Hart - a Canadian known for his perma-wet long curly hair, round mirrored-shades and black-and-pink gear - was champion of the WWF on and off for much of the 1990s. This documentary provides a behind-the-scenes glimpse of the business side of professional wrestling and how it chewed up and spit out Bret Hart.

Canadian director Paul Jay, also, and just as importantly, captures the fascinating family history of the wrestling-prone Hart clan and its masochistic patriarch, Stu, who specializes in "stretches", or eyeball-blood-vessel-bursting submission holds.

"Everyday I was stretched pretty good," says Stu Hart, about the time he spent in a foster home, a place where he fell in with a group of young wrestlers who liked to apply submission holds and teach others to apply them.

Soon enough Stu had his own family. He clamped submission holds on his son Bret and anybody else he invited home from the gym to work out in the family basement. It was known as the dungeon. Inside the dungeon is where Stu literally stretched people to the limit to see how much pain they could endure; or "how much of a man" they were.

Overall, the darker sides of the WWF (today known as World Wrestling Entertainment) dominate the film. Its owner, Vince McMahon, goes out of his way to stick it to Hart as he leaves the WWF to join Ted Turner’s competing network, World Championship Wrestling. Emotions get amplified because of Hart’s desire to keep the sport on higher moral ground, one suitable for its younger fans; while McMahon is only just discovering the power of mixing soap opera-style sex scenarios with wrestling.

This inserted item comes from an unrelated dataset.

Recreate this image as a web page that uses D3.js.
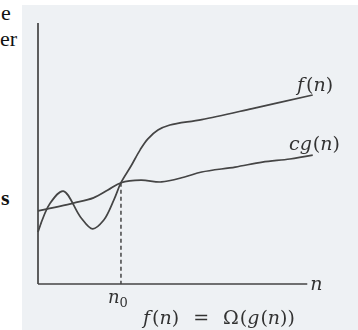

McMahon’s path leads to sky-high television ratings, ratings his WWE maintains today. Hart’s choices bring him a blind-sided betrayal from McMahon and embarrassment in front of his hometown Canadian fans.

"I have no sympathy for Brett whatsoever," says McMahon, sporting a black eye in a television interview several days after the Montreal match. "I have no sympathy for someone not doing the right thing for the business that made him Bret, screwed Bret."

Want to know what happened? It's pretty damn good and it does involve a submission hold. "Hitman Hart: Wrestling with Shadows," is showing this month exclusively on The Documentary Channel.